• [YOUR TASK]: Repeat the material exactly from its first line to the line that includes "77.9, 78.7, 83.5]". Skip pictures.

+++ DATA EXTRACT +++

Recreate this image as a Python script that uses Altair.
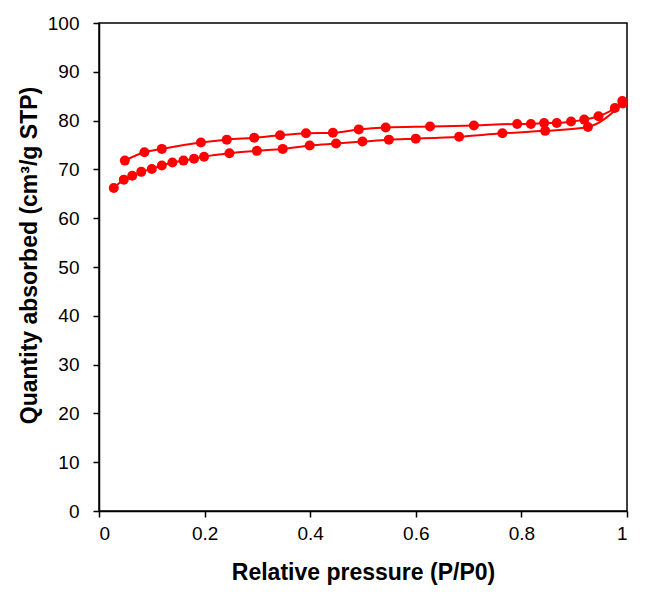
import altair as alt
import pandas as pd

ads_x = [0.028, 0.047, 0.063, 0.080, 0.100, 0.119, 0.139, 0.160, 0.180, 0.199,
         0.247, 0.299, 0.348, 0.399, 0.449, 0.499, 0.549, 0.600, 0.682, 0.764,
         0.845, 0.926, 0.992]
ads_y = [66.2, 67.9, 68.7, 69.5, 70.1, 70.8, 71.4, 71.8, 72.2, 72.6,
         73.3, 73.8, 74.2, 74.9, 75.3, 75.7, 76.1, 76.3, 76.7, 77.4,
         77.9, 78.7, 83.5]

des_x = [0.049, 0.086, 0.119, 0.193, 0.242, 0.294, 0.343, 0.392, 0.443, 0.492,
         0.543, 0.627, 0.710, 0.792, 0.818, 0.843, 0.867, 0.894, 0.919, 0.946,
         0.977, 0.991]
des_y = [71.8, 73.5, 74.2, 75.5, 76.1, 76.5, 77.0, 77.4, 77.5, 78.2,
         78.6, 78.8, 79.0, 79.3, 79.3, 79.5, 79.5, 79.8, 80.2, 80.9,
         82.6, 84.0]

x_ticks = [0, 0.2, 0.4, 0.6, 0.8, 1]
y_ticks = [0, 10, 20, 30, 40, 50, 60, 70, 80, 90, 100]

df = pd.concat([
    pd.DataFrame({"x": ads_x, "y": ads_y, "branch": "adsorption"}),
    pd.DataFrame({"x": des_x, "y": des_y, "branch": "desorption"}),
])

font = "Liberation Sans"

x_enc = alt.X("x:Q", scale=alt.Scale(domain=[0, 1], nice=False),
              axis=alt.Axis(values=x_ticks, title="Relative pressure (P/P0)",
                            labelExpr="datum.value == 0 ? '0' : datum.value == 1 ? '1' : format(datum.value, '.1f')",
                            labelPadding=7, titlePadding=18))
y_enc = alt.Y("y:Q", scale=alt.Scale(domain=[0, 100], nice=False),
              axis=alt.Axis(values=y_ticks, title="Quantity absorbed (cm³/g STP)",
                            labelPadding=14, titlePadding=6, titleY=232))

lines = alt.Chart(df).mark_line(color="#FF0000", strokeWidth=2, interpolate="monotone").encode(
    x=x_enc, y=y_enc, detail="branch:N", order="x:Q")
points = alt.Chart(df).mark_circle(color="#FF0000", size=100, opacity=1).encode(
    x=x_enc, y=y_enc)

chart = (lines + points).properties(
    width=528, height=488,
    autosize=alt.AutoSizeParams(type="none"),
    padding={"left": 91, "top": 15, "right": 15, "bottom": 80},
).configure_view(stroke="black", strokeWidth=1.5).configure_axis(
    grid=False, domainColor="black", tickColor="black", tickSize=6,
    domainWidth=1.5, tickWidth=1.5,
    labelFont=font, labelFontSize=19, labelColor="black",
    titleFont=font, titleFontSize=23, titleFontWeight="bold", titleColor="black",
)

chart.save("out.html", embed_options={"renderer": "svg", "actions": False})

+++

• [WRITTEN RESPONSE]:
Recreate this image as a Python script that uses Altair.
import altair as alt
import pandas as pd

ads_x = [0.028, 0.047, 0.063, 0.080, 0.100, 0.119, 0.139, 0.160, 0.180, 0.199,
         0.247, 0.299, 0.348, 0.399, 0.449, 0.499, 0.549, 0.600, 0.682, 0.764,
         0.845, 0.926, 0.992]
ads_y = [66.2, 67.9, 68.7, 69.5, 70.1, 70.8, 71.4, 71.8, 72.2, 72.6,
         73.3, 73.8, 74.2, 74.9, 75.3, 75.7, 76.1, 76.3, 76.7, 77.4,
         77.9, 78.7, 83.5]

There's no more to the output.